The sauce is most important bit, but I'm not quite sure how to explain it. I beat the egg and egg yolk lightly in a bowl, and then grated in the parmesan cheese, mixing in small dollops of cream as I went, until I had a light yellow, slightly thinkened sauce. Not very exact, but that's the fun and mystique.

Cook the meat (rashers, mushrooms, garlic) for about 10 minutes on a lowish heat, and add the sauce at a very low heat... at one stage, I thought I had a disaster on my hands, the cheese was starting to curdle, because in fact I had started out with a high heat to cook the rashers cripy. But I took the pan off the heat entirely and added more cream. The control over heat is where cooking with gas wins over electricity.

Sunday 6 January 2008

Thai chicken curry

This was a joint effort between myself and the girlfriend, so I'm a lot hazier on the details, but here's the bones of the recipe - chicken, coconut milk, red curry paste, thai fish sauce, scallions, green beans, lemon grass, corriander, lime leaves, garlic. There's examples galore all over the net...

We went looking for kaffir lime leaves, but they had none in Tesco - not so much of a surprise - but neither in the asian market shop on middle Abbey street, there at the Jervis Luas stop.

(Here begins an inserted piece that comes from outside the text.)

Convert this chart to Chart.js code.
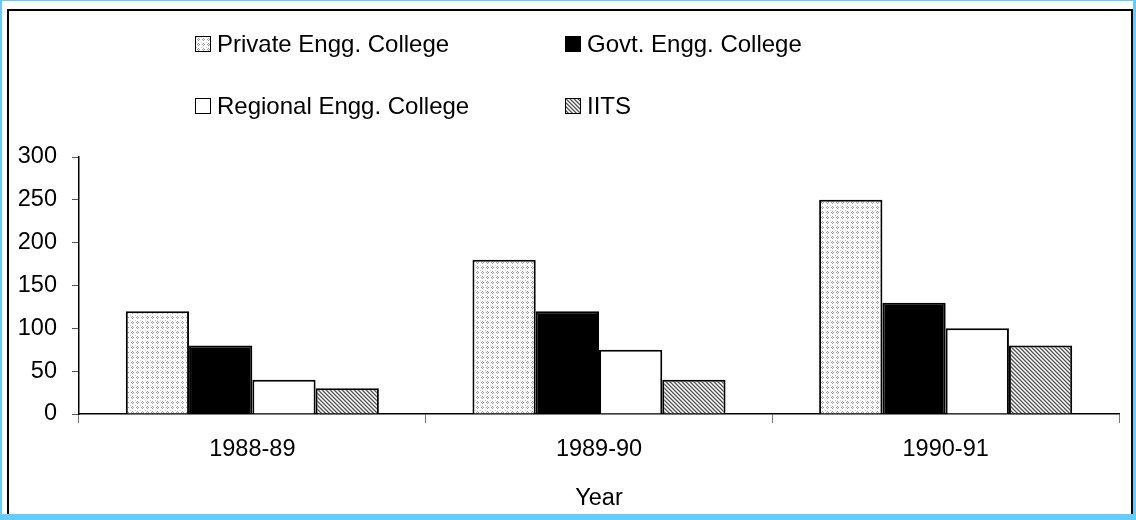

Maybe they were just out of stock. But what else they didn't have would be a short list.

The recipe we had seemed rather exact with its timings, 10 minutes the sauce, 10 minutes the chicken plus another 5 with the beans, 2 minutes final simmering with the corriander. I suppose you have to look and taste for yourself. We cooked at a simmmering heat most of the time, and I was surprised how well done the chicken was, my normal technique had been to blast and sear in a red hot pan. Nonetheless, we let the whole thing simmer for another couple of minutes at the end.

It turned out a light and subtle dish, the way we cooked it. I've had a Baan Thai green curry since, and they had chunks of greenpepper and peas in the mix, but also a heap of chilli, which just did for my tastebuds as far as tasting anything else was concerned. I preferred ours!

Friday 4 January 2008

Vegetarian lasagne

AMDG 04/01/08 (it still feels like homework)

Aim: to cook, under girlfirend's instructions, and eat and enjoy, a vegeterian lasagne.

Ingredients: Vegetables (1 x large red onion, 3 x peppers, doz x mushrooms, 1 x courgette, 1 x aubergine), 6 x garlic cloves, olive oil, butter, 9 x lasagne sheets, cheddar cheese, seasoning (salt, pepper, herbs of your choice).

Good for: 6 people

Apparatus: chopping board; knife; baking spoon; baking tray; baking dish, about 6"x6"x12"; patience and perseverence to keep girlfirend out of the kitchen and stay resting on the couch, cos she's sick damnit and should be resting.

Method: wash hands. Pre-heat the oven to 200. Chop the vegetables roughly into biggish (but not too big) chunks, and place them in the baking tray. Just skin the garlic cloves and throw them into the mix. Pour in a good slug or two of olive oil (but again, not too much) and mix around the vegetables with your hands. Season to taste, twice I forgot to sprinkle in some oregano. Chuck the tray all into the oven for about 20 mins.

Meanwhile, smear the inside of the dish with a bit of butter, using a cut-off from the butter packet.

When the vegetables are ready, take out the garlic cloves and mix in the red sauce directly. Build up the lasagne with layers of veg, lasagne sheets and white sauce directly into the dish - you should have enough for three layers. Top off with a good thick layer of grated cheese. Put in the oven again at 200 again for about 25-30 mins, the cheese should be nice and crispy.

Serve with a rocket salad with a simple vinegrette - oil:vinegar 2:1, mustard, salt, pepper.

Cheatsheet (someone keep sketch): Dolmio red and white sauces. Packet pasta. Pre-grated cheese, in a packet. Dried herbs.

Results: lasagne was cooked, et and enjoyed. Surprisingly simple to cook, even given that I was chef-under-instruction. Definitely room for improvement - next time, no Dolmio, I'll make my own sauces, and I'll use some fresh herbs. That'll be more satisfying

Marginalia: Robert Mugabe would understand AMDG, he being Jesuit educated and all.